Amrel was one of the last remaining blocks to their progress. It stood on a sheer hill, a packed little town of tall and ancient buildings from whose ramparts one could see the long bridge over the River Aznal — an impregnable position, and tactically the right place for a last stand since it overlooked the eastern plateau for a great distance, and would have commanded it in every way if the Rationalists had possessed a dozen heavy machine guns, a battery of artillery, and several hundred fresh, well-trained men, instead of twenty-five worn-out idealistic fugitives who had little food and ammunition left.

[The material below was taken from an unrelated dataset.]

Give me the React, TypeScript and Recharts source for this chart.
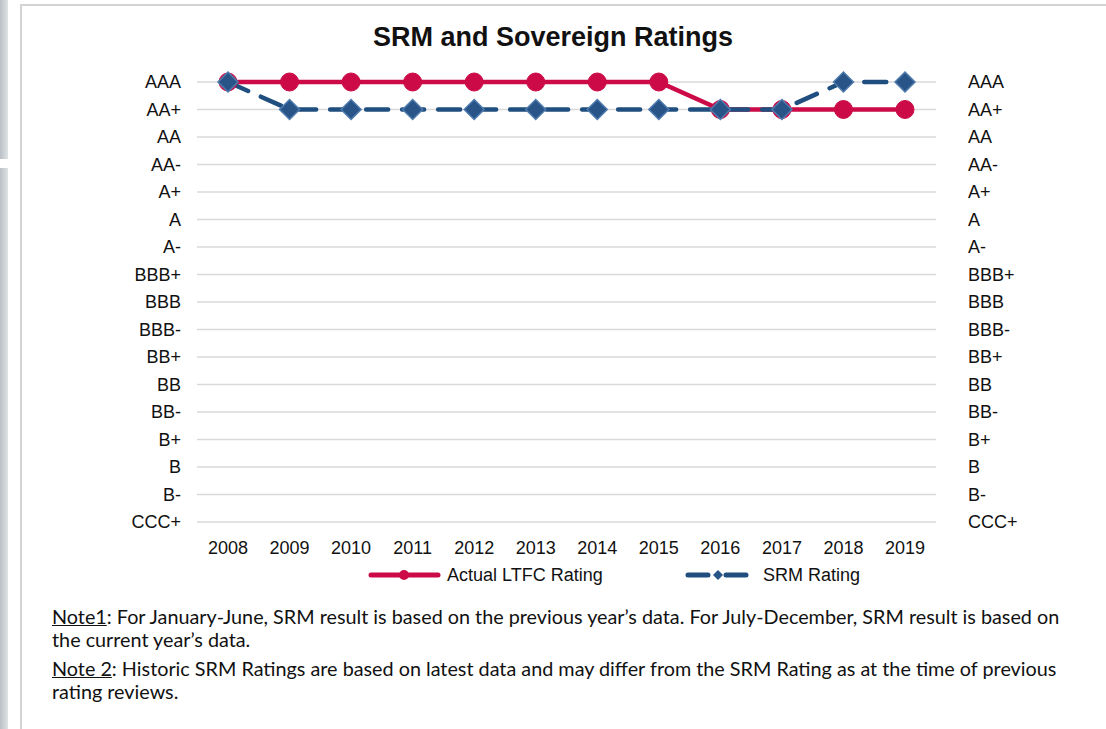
import React from 'react'
import { ComposedChart, Line, XAxis, YAxis, CartesianGrid } from 'recharts'

const years = ['2008', '2009', '2010', '2011', '2012', '2013', '2014', '2015', '2016', '2017', '2018', '2019']

// lowest to highest
const ratingScale = ['CCC+', 'B-', 'B', 'B+', 'BB-', 'BB', 'BB+', 'BBB-', 'BBB', 'BBB+', 'A-', 'A', 'A+', 'AA-', 'AA', 'AA+', 'AAA']

const actualLtfc = ['AAA', 'AAA', 'AAA', 'AAA', 'AAA', 'AAA', 'AAA', 'AAA', 'AA+', 'AA+', 'AA+', 'AA+']
const srmRating = ['AAA', 'AA+', 'AA+', 'AA+', 'AA+', 'AA+', 'AA+', 'AA+', 'AA+', 'AA+', 'AAA', 'AAA']

const data = years.map((year, i) => ({
  year,
  ltfc: ratingScale.indexOf(actualLtfc[i]),
  srm: ratingScale.indexOf(srmRating[i]),
}))

const ratingTicks = ratingScale.map((_, i) => i)

const RED = '#CC0A47'
const BLUE = '#1F4E7F'
const FONT = '"Liberation Sans", Arial, sans-serif'

const Diamond = (props: any) => {
  const { cx, cy, index } = props
  if (cx == null || cy == null) return null
  const s = 10
  return (
    <path
      key={`d-${index}`}
      d={`M${cx},${cy - s}L${cx + s},${cy}L${cx},${cy + s}L${cx - s},${cy}Z`}
      fill="#285488"
      stroke="#4F7BAE"
      strokeWidth={1.5}
    />
  )
}

const ChartLegend = () => (
  <svg width={1106} height={30} style={{ position: 'absolute', left: 0, top: 560 }}>
    <line x1={371} x2={438} y1={15} y2={15} stroke={RED} strokeWidth={5} strokeLinecap="round" />
    <circle cx={404} cy={15} r={5} fill={RED} />
    <text x={447} y={15} dy="0.35em" fontSize={18} fontFamily={FONT} fill="#111">
      Actual LTFC Rating
    </text>
    <line x1={688} x2={748} y1={15} y2={15} stroke={BLUE} strokeWidth={5} strokeLinecap="round" strokeDasharray="20 18" />
    <path d="M718,10L723,15L718,20L713,15Z" fill="#285488" />
    <text x={763} y={15} dy="0.35em" fontSize={18} fontFamily={FONT} fill="#111">
      SRM Rating
    </text>
  </svg>
)

export default function App() {
  return (
    <div style={{ position: 'absolute', left: 0, top: 0, width: 1106, height: 729, background: '#fff', overflow: 'hidden' }}>
      {/* side strip and frame */}
      <div style={{ position: 'absolute', left: 0, top: 0, width: 8, height: 729, background: 'linear-gradient(to right, #b9c0c5, #dfe3e6)' }} />
      <div style={{ position: 'absolute', left: 0, top: 159, width: 8, height: 9, background: '#fff' }} />
      <div style={{ position: 'absolute', left: 20, top: 4, width: 1086, height: 725, borderTop: '2px solid #d3d3d3', borderLeft: '2px solid #d3d3d3' }} />

      <svg width={1106} height={60} style={{ position: 'absolute', left: 0, top: 0 }}>
        <text x={553} y={46} textAnchor="middle" fontSize={27} fontWeight="bold" fontFamily={FONT} fill="#111">
          SRM and Sovereign Ratings
        </text>
      </svg>

      <div style={{ position: 'absolute', left: 0, top: 0 }}>
        <ComposedChart width={1106} height={729} data={data} margin={{ top: 82, right: 0, left: 0, bottom: 177 }}>
          <CartesianGrid yAxisId="left" vertical={false} stroke="#d9d9d9" strokeWidth={1.5} />
          <XAxis
            dataKey="year"
            axisLine={false}
            tickLine={false}
            tickMargin={13}
            height={30}
            interval={0}
            padding={{ left: 31, right: 31 }}
            tick={{ fontSize: 18, fontFamily: FONT, fill: '#111' }}
          />
          <YAxis
            yAxisId="left"
            type="number"
            domain={[0, 16]}
            ticks={ratingTicks}
            interval={0}
            width={197}
            axisLine={false}
            tickLine={false}
            tickMargin={10}
            tickFormatter={(v: number) => ratingScale[v]}
            tick={{ fontSize: 18, fontFamily: FONT, fill: '#111' }}
          />
          <YAxis
            yAxisId="right"
            orientation="right"
            type="number"
            domain={[0, 16]}
            ticks={ratingTicks}
            interval={0}
            width={170}
            axisLine={false}
            tickLine={false}
            tickMargin={26}
            tickFormatter={(v: number) => ratingScale[v]}
            tick={{ fontSize: 18, fontFamily: FONT, fill: '#111', textAnchor: 'start' }}
          />
          {/* invisible series so the right axis gets drawn */}
          <Line
            yAxisId="right"
            dataKey="srm"
            stroke="none"
            strokeOpacity={0}
            dot={false}
            activeDot={false}
            legendType="none"
            isAnimationActive={false}
          />
          <Line
            yAxisId="left"
            dataKey="ltfc"
            name="Actual LTFC Rating"
            stroke={RED}
            strokeWidth={4.5}
            dot={{ r: 9, fill: RED, stroke: RED, strokeWidth: 1 }}
            isAnimationActive={false}
          />
          <Line
            yAxisId="left"
            dataKey="srm"
            name="SRM Rating"
            stroke={BLUE}
            strokeWidth={4.5}
            strokeDasharray="22 14"
            strokeLinecap="round"
            dot={Diamond}
            isAnimationActive={false}
          />
        </ComposedChart>
      </div>

      <ChartLegend />

      <div style={{ position: 'absolute', left: 52, top: 605, width: 1050, fontFamily: 'Lato, "Open Sans", sans-serif', fontSize: 19.8, lineHeight: '23px', color: '#111' }}>
        <div style={{ whiteSpace: 'nowrap' }}>
          <span style={{ textDecoration: 'underline' }}>Note1</span>: For January-June, SRM result is based on the previous year’s data. For July-December, SRM result is based on
        </div>
        <div style={{ whiteSpace: 'nowrap' }}>the current year’s data.</div>
        <div style={{ whiteSpace: 'nowrap', marginTop: 6 }}>
          <span style={{ textDecoration: 'underline' }}>Note 2</span>: Historic SRM Ratings are based on latest data and may differ from the SRM Rating as at the time of previous
        </div>
        <div style={{ whiteSpace: 'nowrap' }}>rating reviews.</div>
      </div>
    </div>
  )
}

Even so, the forward patrols of the Nihilists had suffered at the bridge, as the score of bodies rotting in the sun has proved. Benjamin had gone down the hill himself and laid explosive charges under its supports, wired them skilfully, and trailed the lead up the cliff face to his headquarters in the old palace. He would wait for days if necessary for that armoured group he’d dreamed of all his life, a trio of prime and perfect tanks on a long bridge suddenly convulsed in an earthquake of explosions that dropped them into icy water below.